» Instruction
Quote the listing in full, exactly as given, minus any pictures.
(begin)
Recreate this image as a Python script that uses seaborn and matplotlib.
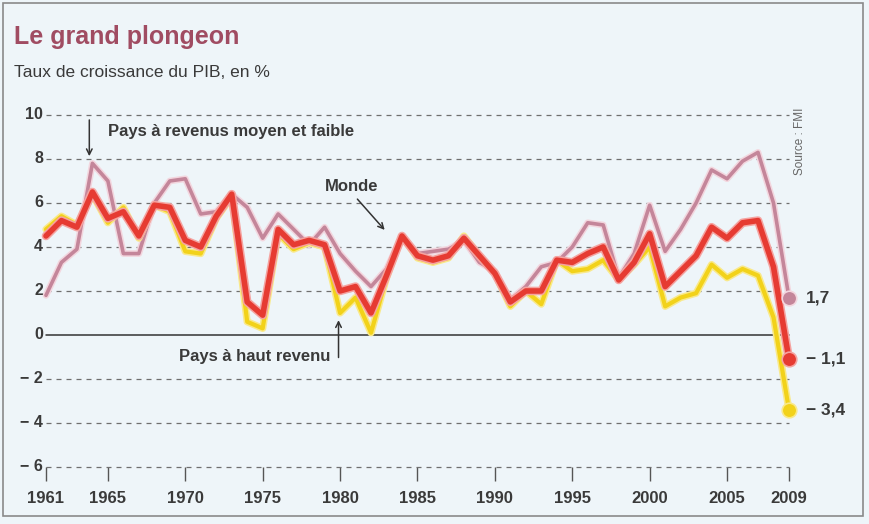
import pandas as pd
import numpy as np
import matplotlib
matplotlib.use('Agg')
import matplotlib.pyplot as plt
import matplotlib.patheffects as pe
import matplotlib.transforms as mtrans
from matplotlib.patches import Rectangle
import seaborn as sns

sns.set_style('white')
plt.rcParams['font.family'] = ['Liberation Sans', 'DejaVu Sans']

years = list(range(1961, 2010))

# Taux de croissance du PIB (%)
monde = [4.5, 5.2, 4.9, 6.5, 5.3, 5.6, 4.5, 5.9, 5.8, 4.3,
         4.0, 5.4, 6.4, 1.5, 0.9, 4.8, 4.1, 4.3, 4.1, 2.0,
         2.2, 1.0, 2.7, 4.5, 3.6, 3.4, 3.6, 4.4, 3.6, 2.8,
         1.5, 2.0, 2.0, 3.4, 3.3, 3.7, 4.0, 2.5, 3.3, 4.6,
         2.2, 2.9, 3.6, 4.9, 4.4, 5.1, 5.2, 3.1, -1.1]
haut_revenu = [4.8, 5.4, 5.0, 6.4, 5.1, 5.8, 4.4, 5.9, 5.6, 3.8,
               3.7, 5.3, 6.3, 0.6, 0.3, 4.6, 3.9, 4.2, 4.0, 1.0,
               1.7, 0.1, 2.6, 4.5, 3.5, 3.3, 3.5, 4.5, 3.6, 2.8,
               1.3, 2.0, 1.4, 3.4, 2.9, 3.0, 3.4, 2.5, 3.2, 4.0,
               1.3, 1.7, 1.9, 3.2, 2.6, 3.0, 2.7, 0.8, -3.4]
moyen_faible = [1.8, 3.3, 3.9, 7.8, 7.0, 3.7, 3.7, 6.0, 7.0, 7.1,
                5.5, 5.6, 6.4, 5.8, 4.4, 5.5, 4.8, 4.1, 4.9, 3.7,
                2.9, 2.2, 3.0, 4.5, 3.7, 3.8, 3.9, 4.3, 3.3, 2.9,
                1.6, 2.2, 3.1, 3.3, 4.0, 5.1, 5.0, 2.6, 3.7, 5.9,
                3.8, 4.8, 6.0, 7.5, 7.1, 7.9, 8.3, 6.0, 1.7]

end_labels = ['1,7', '− 1,1', '− 3,4']
y_ticks = [10, 8, 6, 4, 2, 0, -2, -4, -6]
y_ticklabels = ['10', '8', '6', '4', '2', '0', '− 2', '− 4', '− 6']
x_ticks = [1961, 1965, 1970, 1975, 1980, 1985, 1990, 1995, 2000, 2005, 2009]

df = pd.DataFrame({
    'annee': years * 3,
    'pib': moyen_faible + haut_revenu + monde,
    'groupe': (['moyen_faible'] * len(years) + ['haut_revenu'] * len(years)
               + ['monde'] * len(years)),
})

BG = '#eef5f9'
TXT = '#3a3a3a'
colors = {'moyen_faible': '#c4869a', 'haut_revenu': '#f2d21a', 'monde': '#e63b32'}
halos = {'moyen_faible': '#f3d6de', 'haut_revenu': '#f9e98a', 'monde': '#f5a3a0'}
widths = {'moyen_faible': 2.6, 'haut_revenu': 3.0, 'monde': 4.0}

fig = plt.figure(figsize=(8.69, 5.24), dpi=100, facecolor=BG)
fig.patches.append(Rectangle((0.003, 0.015), 0.990, 0.980, transform=fig.transFigure,
                             fill=False, edgecolor='#8a8a8a', linewidth=1.2))
ax = fig.add_axes([0.0529, 0.1088, 0.855, 0.6718])
ax.set_facecolor(BG)

# grille pointillée + ligne zéro
for v in y_ticks:
    if v == 0:
        ax.axhline(0, color='#333333', linewidth=1.1, zorder=1, clip_on=False)
    else:
        ax.axhline(v, color='#6f6f6f', linewidth=0.9, linestyle=(0, (4, 4)),
                   zorder=1, clip_on=False)

for z, grp in enumerate(['moyen_faible', 'haut_revenu', 'monde']):
    sub = df[df['groupe'] == grp]
    sns.lineplot(data=sub, x='annee', y='pib', ax=ax, color=colors[grp],
                 linewidth=widths[grp], zorder=3 + z, legend=False, clip_on=False,
                 path_effects=[pe.Stroke(linewidth=widths[grp] + 2.2, foreground=halos[grp]),
                               pe.Normal()])
    last = sub.iloc[-1]
    ax.scatter([last['annee']], [last['pib']], s=110, color=colors[grp],
               edgecolor=halos[grp], linewidth=1.2, zorder=6 + z, clip_on=False)

# valeurs finales 2009
for val, lab in zip([moyen_faible[-1], monde[-1], haut_revenu[-1]], end_labels):
    ax.annotate(lab, xy=(years[-1], val), xytext=(12, 0), textcoords='offset points',
                va='center', ha='left', fontsize=12.5, fontweight='bold', color=TXT)

ax.set_xlim(1961, 2009)
ax.set_ylim(-6, 10)
ax.set_yticks(y_ticks)
ax.set_yticklabels(y_ticklabels, fontsize=11.5, color=TXT, fontweight='bold', va='center')
up = mtrans.ScaledTranslation(0, 3 / 100, fig.dpi_scale_trans)
for lab in ax.get_yticklabels():
    lab.set_transform(lab.get_transform() + up)
ax.set_xticks(x_ticks)
ax.set_xticklabels([str(x) for x in x_ticks], fontsize=12, color=TXT, fontweight='bold')
ax.tick_params(axis='y', left=False, length=0, pad=2)
ax.tick_params(axis='x', bottom=True, length=10, width=1.0, color='#555555', pad=7,
               direction='out')
ax.set_xlabel('')
ax.set_ylabel('')
for s in ax.spines.values():
    s.set_visible(False)

# annotations
ax.annotate('', xy=(1963.8, 8.0), xytext=(1963.8, 9.9),
            arrowprops=dict(arrowstyle='->', color='#333333', lw=1.1))
ax.text(1965.0, 9.25, 'Pays à revenus moyen et faible', fontsize=12,
        color=TXT, fontweight='bold', va='center', ha='left')
ax.annotate('', xy=(1983.0, 4.68), xytext=(1981.0, 6.27),
            arrowprops=dict(arrowstyle='->', color='#333333', lw=1.1))
ax.text(1979.0, 6.73, 'Monde', fontsize=12, color=TXT, fontweight='bold',
        va='center', ha='left')
ax.annotate('', xy=(1979.9, 0.8), xytext=(1979.9, -1.15),
            arrowprops=dict(arrowstyle='->', color='#333333', lw=1.1))
ax.text(1979.4, -1.0, 'Pays à haut revenu', fontsize=12, color=TXT,
        fontweight='bold', va='center', ha='right')

fig.text(0.016, 0.93, 'Le grand plongeon', fontsize=18, fontweight='bold',
         color='#a04c62', va='center', ha='left')
fig.text(0.016, 0.862, 'Taux de croissance du PIB, en %', fontsize=12.5,
         color=TXT, va='center', ha='left')
fig.text(0.921, 0.73, 'Source : FMI', fontsize=8.5, color='#666666',
         rotation=90, va='center', ha='center')

plt.savefig('out.png', dpi=100, facecolor=BG)
plt.close()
(end)
» Solution for this problem
Recreate this image as a Python script that uses seaborn and matplotlib.
import pandas as pd
import numpy as np
import matplotlib
matplotlib.use('Agg')
import matplotlib.pyplot as plt
import matplotlib.patheffects as pe
import matplotlib.transforms as mtrans
from matplotlib.patches import Rectangle
import seaborn as sns

sns.set_style('white')
plt.rcParams['font.family'] = ['Liberation Sans', 'DejaVu Sans']

years = list(range(1961, 2010))

# Taux de croissance du PIB (%)
monde = [4.5, 5.2, 4.9, 6.5, 5.3, 5.6, 4.5, 5.9, 5.8, 4.3,
         4.0, 5.4, 6.4, 1.5, 0.9, 4.8, 4.1, 4.3, 4.1, 2.0,
         2.2, 1.0, 2.7, 4.5, 3.6, 3.4, 3.6, 4.4, 3.6, 2.8,
         1.5, 2.0, 2.0, 3.4, 3.3, 3.7, 4.0, 2.5, 3.3, 4.6,
         2.2, 2.9, 3.6, 4.9, 4.4, 5.1, 5.2, 3.1, -1.1]
haut_revenu = [4.8, 5.4, 5.0, 6.4, 5.1, 5.8, 4.4, 5.9, 5.6, 3.8,
               3.7, 5.3, 6.3, 0.6, 0.3, 4.6, 3.9, 4.2, 4.0, 1.0,
               1.7, 0.1, 2.6, 4.5, 3.5, 3.3, 3.5, 4.5, 3.6, 2.8,
               1.3, 2.0, 1.4, 3.4, 2.9, 3.0, 3.4, 2.5, 3.2, 4.0,
               1.3, 1.7, 1.9, 3.2, 2.6, 3.0, 2.7, 0.8, -3.4]
moyen_faible = [1.8, 3.3, 3.9, 7.8, 7.0, 3.7, 3.7, 6.0, 7.0, 7.1,
                5.5, 5.6, 6.4, 5.8, 4.4, 5.5, 4.8, 4.1, 4.9, 3.7,
                2.9, 2.2, 3.0, 4.5, 3.7, 3.8, 3.9, 4.3, 3.3, 2.9,
                1.6, 2.2, 3.1, 3.3, 4.0, 5.1, 5.0, 2.6, 3.7, 5.9,
                3.8, 4.8, 6.0, 7.5, 7.1, 7.9, 8.3, 6.0, 1.7]

end_labels = ['1,7', '− 1,1', '− 3,4']
y_ticks = [10, 8, 6, 4, 2, 0, -2, -4, -6]
y_ticklabels = ['10', '8', '6', '4', '2', '0', '− 2', '− 4', '− 6']
x_ticks = [1961, 1965, 1970, 1975, 1980, 1985, 1990, 1995, 2000, 2005, 2009]

df = pd.DataFrame({
    'annee': years * 3,
    'pib': moyen_faible + haut_revenu + monde,
    'groupe': (['moyen_faible'] * len(years) + ['haut_revenu'] * len(years)
               + ['monde'] * len(years)),
})

BG = '#eef5f9'
TXT = '#3a3a3a'
colors = {'moyen_faible': '#c4869a', 'haut_revenu': '#f2d21a', 'monde': '#e63b32'}
halos = {'moyen_faible': '#f3d6de', 'haut_revenu': '#f9e98a', 'monde': '#f5a3a0'}
widths = {'moyen_faible': 2.6, 'haut_revenu': 3.0, 'monde': 4.0}

fig = plt.figure(figsize=(8.69, 5.24), dpi=100, facecolor=BG)
fig.patches.append(Rectangle((0.003, 0.015), 0.990, 0.980, transform=fig.transFigure,
                             fill=False, edgecolor='#8a8a8a', linewidth=1.2))
ax = fig.add_axes([0.0529, 0.1088, 0.855, 0.6718])
ax.set_facecolor(BG)

# grille pointillée + ligne zéro
for v in y_ticks:
    if v == 0:
        ax.axhline(0, color='#333333', linewidth=1.1, zorder=1, clip_on=False)
    else:
        ax.axhline(v, color='#6f6f6f', linewidth=0.9, linestyle=(0, (4, 4)),
                   zorder=1, clip_on=False)

for z, grp in enumerate(['moyen_faible', 'haut_revenu', 'monde']):
    sub = df[df['groupe'] == grp]
    sns.lineplot(data=sub, x='annee', y='pib', ax=ax, color=colors[grp],
                 linewidth=widths[grp], zorder=3 + z, legend=False, clip_on=False,
                 path_effects=[pe.Stroke(linewidth=widths[grp] + 2.2, foreground=halos[grp]),
                               pe.Normal()])
    last = sub.iloc[-1]
    ax.scatter([last['annee']], [last['pib']], s=110, color=colors[grp],
               edgecolor=halos[grp], linewidth=1.2, zorder=6 + z, clip_on=False)

# valeurs finales 2009
for val, lab in zip([moyen_faible[-1], monde[-1], haut_revenu[-1]], end_labels):
    ax.annotate(lab, xy=(years[-1], val), xytext=(12, 0), textcoords='offset points',
                va='center', ha='left', fontsize=12.5, fontweight='bold', color=TXT)

ax.set_xlim(1961, 2009)
ax.set_ylim(-6, 10)
ax.set_yticks(y_ticks)
ax.set_yticklabels(y_ticklabels, fontsize=11.5, color=TXT, fontweight='bold', va='center')
up = mtrans.ScaledTranslation(0, 3 / 100, fig.dpi_scale_trans)
for lab in ax.get_yticklabels():
    lab.set_transform(lab.get_transform() + up)
ax.set_xticks(x_ticks)
ax.set_xticklabels([str(x) for x in x_ticks], fontsize=12, color=TXT, fontweight='bold')
ax.tick_params(axis='y', left=False, length=0, pad=2)
ax.tick_params(axis='x', bottom=True, length=10, width=1.0, color='#555555', pad=7,
               direction='out')
ax.set_xlabel('')
ax.set_ylabel('')
for s in ax.spines.values():
    s.set_visible(False)

# annotations
ax.annotate('', xy=(1963.8, 8.0), xytext=(1963.8, 9.9),
            arrowprops=dict(arrowstyle='->', color='#333333', lw=1.1))
ax.text(1965.0, 9.25, 'Pays à revenus moyen et faible', fontsize=12,
        color=TXT, fontweight='bold', va='center', ha='left')
ax.annotate('', xy=(1983.0, 4.68), xytext=(1981.0, 6.27),
            arrowprops=dict(arrowstyle='->', color='#333333', lw=1.1))
ax.text(1979.0, 6.73, 'Monde', fontsize=12, color=TXT, fontweight='bold',
        va='center', ha='left')
ax.annotate('', xy=(1979.9, 0.8), xytext=(1979.9, -1.15),
            arrowprops=dict(arrowstyle='->', color='#333333', lw=1.1))
ax.text(1979.4, -1.0, 'Pays à haut revenu', fontsize=12, color=TXT,
        fontweight='bold', va='center', ha='right')

fig.text(0.016, 0.93, 'Le grand plongeon', fontsize=18, fontweight='bold',
         color='#a04c62', va='center', ha='left')
fig.text(0.016, 0.862, 'Taux de croissance du PIB, en %', fontsize=12.5,
         color=TXT, va='center', ha='left')
fig.text(0.921, 0.73, 'Source : FMI', fontsize=8.5, color='#666666',
         rotation=90, va='center', ha='center')

plt.savefig('out.png', dpi=100, facecolor=BG)
plt.close()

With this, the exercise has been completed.